The Chapel’s stained-glass windows comprise about a million pieces of glass. The large windows in the main sanctuary (the “nave”) depict biblical scenes from the Old Testament (Hebrew Bible) and New Testament, as well as saints and figures from the early church, using individual pieces of glass that are each one of seven colors— ruby red, blue, yellow, brown, white, purple, or green. (Yes, there is a “blue devil” tucked into a window behind the altar on the left.)

To delve deeper into the meaning of the windows, Dr. Anderson offers a simple approach.

“A church gets built from the ground up, but it gets interpreted from the top down,” he says. “The Old Testament images appear on top, and then the New Testament images closer to the floor, and then the living congregation is on the floor, so the timeline goes from top to bottom.”
 

In addition to reading top to bottom, the windows are meant to be read from left to right, starting with the windows immediately to the left upon entering the main sanctuary.

“The narratives of both the Old Testament and the New Testament start on the left and go in order up to the chancel area where the altar is, and then they come back toward the entrances,” he says. “So, there’s a vertical timeline, but there’s also a horizontal timeline.”

Another lens for understanding the Chapel’s windows is how they combine the ancient and modern. On one hand, the largest windows are consciously created in the long-running style of Gothic cathedrals, using ancient symbol patterns such as halos, the color white to represent purity, and St. Peter holding the keys to God’s kingdom. On the other hand, windows in other parts of the building draw upon different artistic traditions. The side-entrance windows are designed in a fifteenth-century German style with white glass while the side chapel (Memorial Chapel) uses a grisaille style of primarily gray glass in varying shades. The result is traditional artistry presented in a modern juxtaposition.
 

Dr. Anderson points out that the old style of stained-glass windows also finds a modern analog in our digital age.
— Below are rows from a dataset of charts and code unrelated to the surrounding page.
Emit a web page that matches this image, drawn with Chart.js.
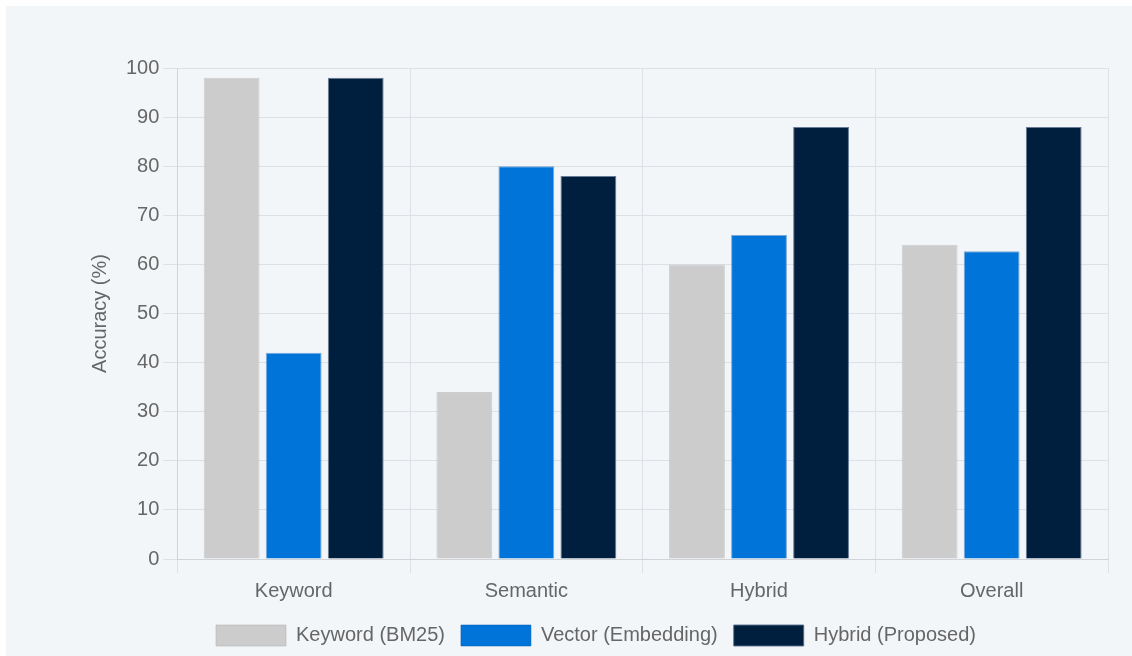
<!DOCTYPE html>
<html>
<head>
<meta charset="utf-8">
<script src="https://cdn.jsdelivr.net/npm/chart.js@4.4.1/dist/chart.umd.min.js"></script>
<style>
    html, body { margin: 0; padding: 0; background: #ffffff; }
    #wrap { position: absolute; left: 6px; top: 6px; width: 1126px; height: 650px; background: #f3f6f9; }
</style>
</head>
<body>
<div id="wrap"><canvas id="accChart"></canvas></div>
<script>
//-- ข้อมูลของกราฟ --
const categories = ["Keyword", "Semantic", "Hybrid", "Overall"];
const keywordBM25 = [98, 34, 60, 64];
const vectorEmbedding = [42, 80, 66, 62.7];
const hybridProposed = [98, 78, 88, 88];
const yTicks = [0, 10, 20, 30, 40, 50, 60, 70, 80, 90, 100];

const font = "'Liberation Sans', Arial, sans-serif";
Chart.defaults.font.family = font;
Chart.defaults.color = "#666";

const ctx = document.getElementById("accChart").getContext("2d");
new Chart(ctx, {
    type: "bar",
    data: {
        labels: categories,
        datasets: [
            {
                label: "Keyword (BM25)",
                data: keywordBM25,
                backgroundColor: "#cccccc",
                borderColor: "rgba(180,180,180,0.6)",
                borderWidth: 1
            },
            {
                label: "Vector (Embedding)",
                data: vectorEmbedding,
                backgroundColor: "#0074d9",
                borderColor: "rgba(0,90,180,0.5)",
                borderWidth: 1
            },
            {
                label: "Hybrid (Proposed)",
                data: hybridProposed,
                backgroundColor: "#001f3f",
                borderColor: "rgba(90,110,140,0.9)",
                borderWidth: 1
            }
        ]
    },
    options: {
        responsive: true,
        maintainAspectRatio: false,
        animation: false,
        layout: { padding: { left: 78, right: 24, top: 62, bottom: 0 } },
        plugins: {
            legend: {
                position: "bottom",
                labels: {
                    boxWidth: 70,
                    boxHeight: 21,
                    padding: 16,
                    font: { size: 20 },
                    color: "#666"
                }
            },
            tooltip: { enabled: false }
        },
        scales: {
            x: {
                grid: { color: "#dde1e6", tickLength: 14 },
                border: { color: "#d0d4d9" },
                ticks: { font: { size: 20 }, color: "#666", padding: 6 }
            },
            y: {
                min: 0,
                max: 100,
                afterBuildTicks: axis => { axis.ticks = yTicks.map(v => ({ value: v })); },
                grid: { color: "#dde1e6", tickLength: 14 },
                border: { color: "#d0d4d9" },
                ticks: { font: { size: 20 }, color: "#666", padding: 4 },
                title: {
                    display: true,
                    text: "Accuracy (%)",
                    font: { size: 20 },
                    color: "#666",
                    padding: { bottom: 10 }
                }
            }
        }
    }
});
</script>
</body>
</html>
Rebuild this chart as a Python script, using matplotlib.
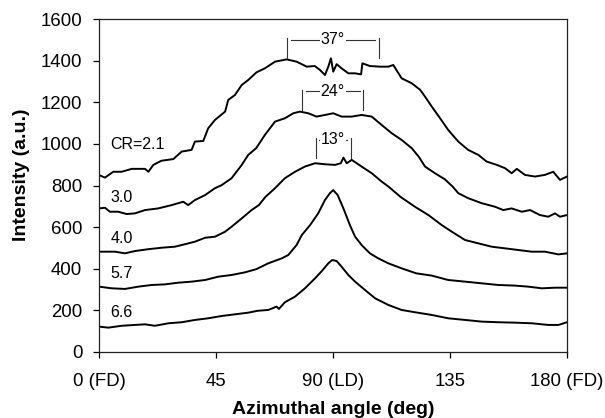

“In some ways they work like digital images in that they consist of small individual pieces [of glass in windows, like pixels on a screen] that assemble into a whole that has a deeper intelligibility than the sum of these pieces, so they’re kind of digital in a way,” he says. “But unlike the digital technologies we are now familiar with, there’s a stability to them; they don’t change…. The images in the windows stay there while the generations pass by.”


A final aspect of the symbolism of the windows has to do with the properties of their colored glass.

“By the images being in the windows rather than painted on the wall, they have to be illumined by a light beyond themselves shining through them,” Dr. Anderson says. “In the traditions of Christian architecture, this speaks to an idea of special revelation—that these biblical narratives are truly perceived only as they are illumined by the light of God.”

“To see the windows is to be—symbolically or poetically—experiencing the loving grace of God,” he says. “They are not just illuminated, they are illuminating us.”